TASK INSTRUCTIONS
Your task is to copy every line of the records below that contains "this".

RECORD SET
········

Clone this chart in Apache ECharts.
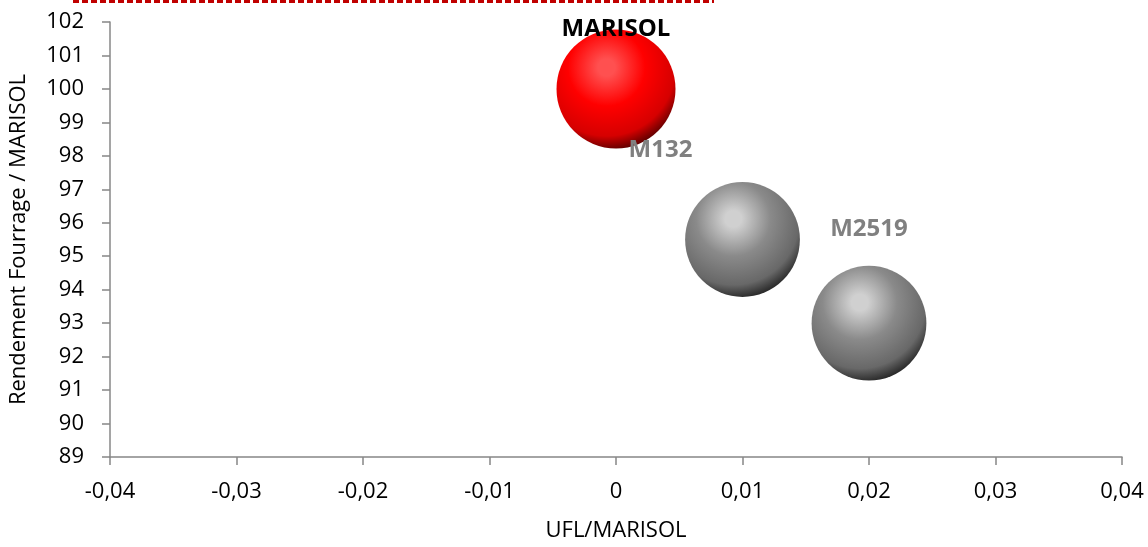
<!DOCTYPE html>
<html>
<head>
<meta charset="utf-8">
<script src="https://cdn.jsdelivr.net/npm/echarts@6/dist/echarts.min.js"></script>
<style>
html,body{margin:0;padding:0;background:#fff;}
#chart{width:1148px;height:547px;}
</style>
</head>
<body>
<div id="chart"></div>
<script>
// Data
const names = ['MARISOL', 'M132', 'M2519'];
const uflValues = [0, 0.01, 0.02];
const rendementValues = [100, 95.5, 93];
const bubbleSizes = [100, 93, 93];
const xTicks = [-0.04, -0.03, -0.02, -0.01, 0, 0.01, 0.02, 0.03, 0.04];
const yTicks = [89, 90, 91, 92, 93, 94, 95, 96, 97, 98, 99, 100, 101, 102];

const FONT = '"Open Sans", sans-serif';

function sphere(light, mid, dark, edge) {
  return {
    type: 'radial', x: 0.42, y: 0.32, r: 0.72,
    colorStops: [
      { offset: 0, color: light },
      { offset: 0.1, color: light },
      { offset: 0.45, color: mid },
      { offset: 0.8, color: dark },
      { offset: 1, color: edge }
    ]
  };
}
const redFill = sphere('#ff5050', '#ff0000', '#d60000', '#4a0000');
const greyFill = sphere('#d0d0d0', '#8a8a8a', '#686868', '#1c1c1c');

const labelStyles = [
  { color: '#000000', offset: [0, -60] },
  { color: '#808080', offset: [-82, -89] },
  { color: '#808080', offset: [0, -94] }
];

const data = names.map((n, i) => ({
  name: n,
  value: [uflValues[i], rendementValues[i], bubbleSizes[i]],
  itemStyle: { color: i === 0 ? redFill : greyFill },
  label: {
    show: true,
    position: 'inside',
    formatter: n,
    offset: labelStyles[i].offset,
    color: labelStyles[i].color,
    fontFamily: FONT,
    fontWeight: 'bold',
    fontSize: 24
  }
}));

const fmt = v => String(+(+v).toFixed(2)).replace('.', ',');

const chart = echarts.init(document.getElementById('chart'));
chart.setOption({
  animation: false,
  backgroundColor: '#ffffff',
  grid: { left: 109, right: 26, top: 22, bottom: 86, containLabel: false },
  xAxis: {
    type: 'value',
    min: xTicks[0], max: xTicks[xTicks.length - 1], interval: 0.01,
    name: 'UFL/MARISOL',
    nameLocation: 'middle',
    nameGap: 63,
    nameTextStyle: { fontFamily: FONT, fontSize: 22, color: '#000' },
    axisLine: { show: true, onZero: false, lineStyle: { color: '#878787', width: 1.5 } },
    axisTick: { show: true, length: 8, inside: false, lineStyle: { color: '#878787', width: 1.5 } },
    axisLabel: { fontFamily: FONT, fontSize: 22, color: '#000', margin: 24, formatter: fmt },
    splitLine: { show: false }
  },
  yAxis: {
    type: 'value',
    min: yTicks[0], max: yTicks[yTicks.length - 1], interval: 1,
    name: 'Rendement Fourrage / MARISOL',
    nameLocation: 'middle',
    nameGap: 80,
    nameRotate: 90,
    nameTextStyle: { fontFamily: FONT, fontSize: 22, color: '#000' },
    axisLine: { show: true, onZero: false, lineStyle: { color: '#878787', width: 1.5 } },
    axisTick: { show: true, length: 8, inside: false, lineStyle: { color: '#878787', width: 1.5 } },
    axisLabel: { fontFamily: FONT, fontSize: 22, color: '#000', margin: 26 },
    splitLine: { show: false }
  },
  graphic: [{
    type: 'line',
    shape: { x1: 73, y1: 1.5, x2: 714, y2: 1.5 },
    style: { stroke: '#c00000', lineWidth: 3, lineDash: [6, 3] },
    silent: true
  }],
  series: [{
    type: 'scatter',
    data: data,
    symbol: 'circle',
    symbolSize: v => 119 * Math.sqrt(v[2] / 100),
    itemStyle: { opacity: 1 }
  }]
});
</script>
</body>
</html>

········

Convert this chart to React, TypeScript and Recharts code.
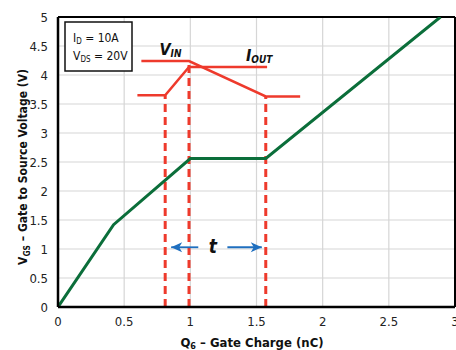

········

FINISHED ANSWER
Clone this chart in Apache ECharts.
Convert this chart to React, TypeScript and Recharts code.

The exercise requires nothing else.